Раз в неделю в помещении под помпезным названием «Атенеум», расположенном над лавкой кондитера, проводились уроки танцев. Меня начали учить танцевать рано – наверное, в пять или шесть лет, потому что я помню, как еще Няня водила меня в «Атенеум». Самые младшие начинали с польки. Учили польке так: три раза топнуть правой ногой, три раза левой, правой – левой, правой – левой, топ-топ-топ, топ-топ-топ. Сомнительное удовольствие для тех, кто пришел выпить чайку этажом ниже. Когда я вернулась домой, Мэдж обескуражила меня, сказав, что польку танцуют совершенно не так.

– Нужно сначала скользнуть одной ногой, приподняв другую, а потом наоборот – вот так.

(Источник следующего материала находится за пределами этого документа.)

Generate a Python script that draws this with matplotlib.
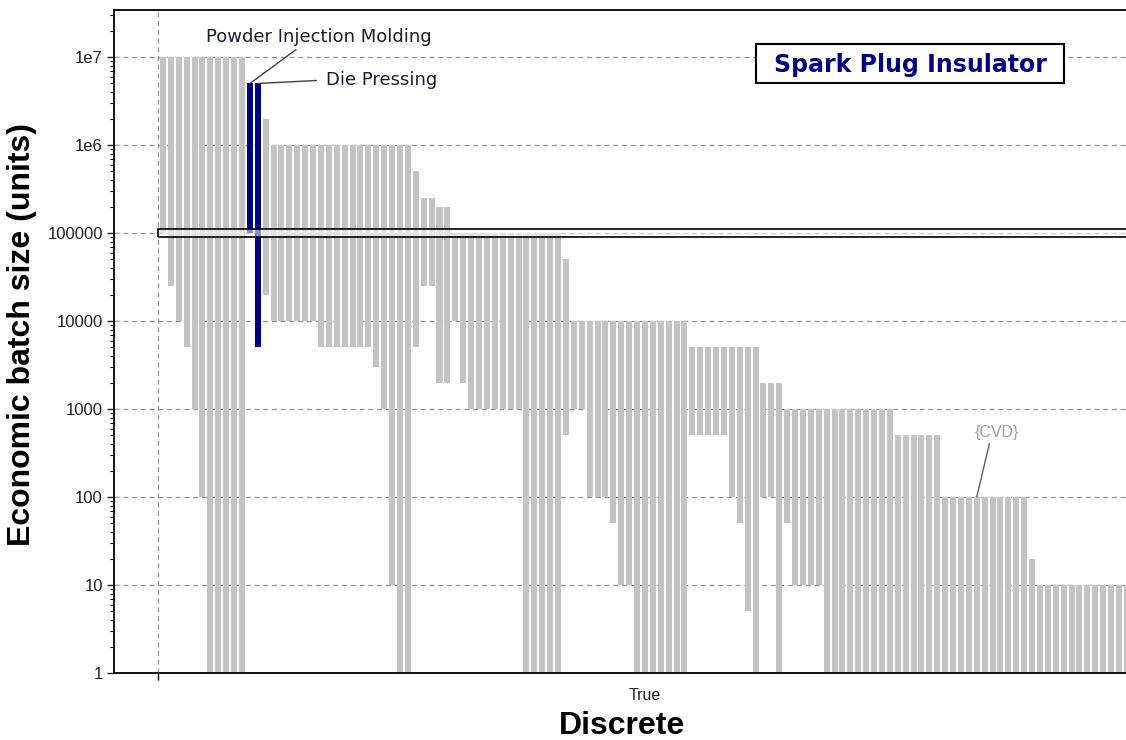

Замечание Мэдж смутило меня, но, видимо, учительница танцев, мисс Хики, прежде чем показывать нам па, считала нужным дать представление о ритме польки. Мисс Хики внушала, как я помню, восторг, несколько даже пугающий. Высокая, величественная, с седыми волосами, уложенными в роскошную прическу, всегда в длинных, струящихся складками юбках, она явно напоминала маркизу де Помпадур, и танцевать с ней вальс – разумеется, значительно позже – было очень страшно. Из двух ее помощниц – одной было лет восемнадцать, другой примерно тринадцать – мы очень любили младшую, добрую и славную Эйлин, которая трудилась в поте лица. Старшую, Элен, мы побаивались, и она занималась только с самыми способными.

Уроки проходили так: мы начинали с получасовых упражнений с эспандером, растягивая его изо всех сил для развития грудной клетки и рук. (Эспандер представлял собой синие эластичные резиновые ленты, прикрепленные к двум ручкам.) Затем шла полька; после обычного топ-топ-топ все танцевали вместе, причем старшие девочки с младшими. «Видела, как я танцую польку?», «Видела, как у меня кружится юбка?»

Танцевать польку было весело, но неинтересно. За полькой следовал «большой марш». Мы становились в пары и чинно шествовали к центру залы, после чего расходились в стороны и выполняли разные фигуры – младшие повторяли движения за старшими. Марши мы танцевали с партнерами, которых должны были выбирать сами, и чаще всего именно это возбуждало страшную ревность. Конечно же все стремились заполучить себе в партнеры Элен или Айлин, но мисс Хики зорко следила за тем, чтобы никто не монополизировал право танцевать с ними. После марша младших отправляли в отдельную комнату, где они разучивали па польки, а позже – вальса или других затейливых танцев, в которых проявляли особенную неловкость. В это время старшие под бдительным оком мисс Хики танцевали в зале сложные танцы – с тамбурином, кастаньетами или веером.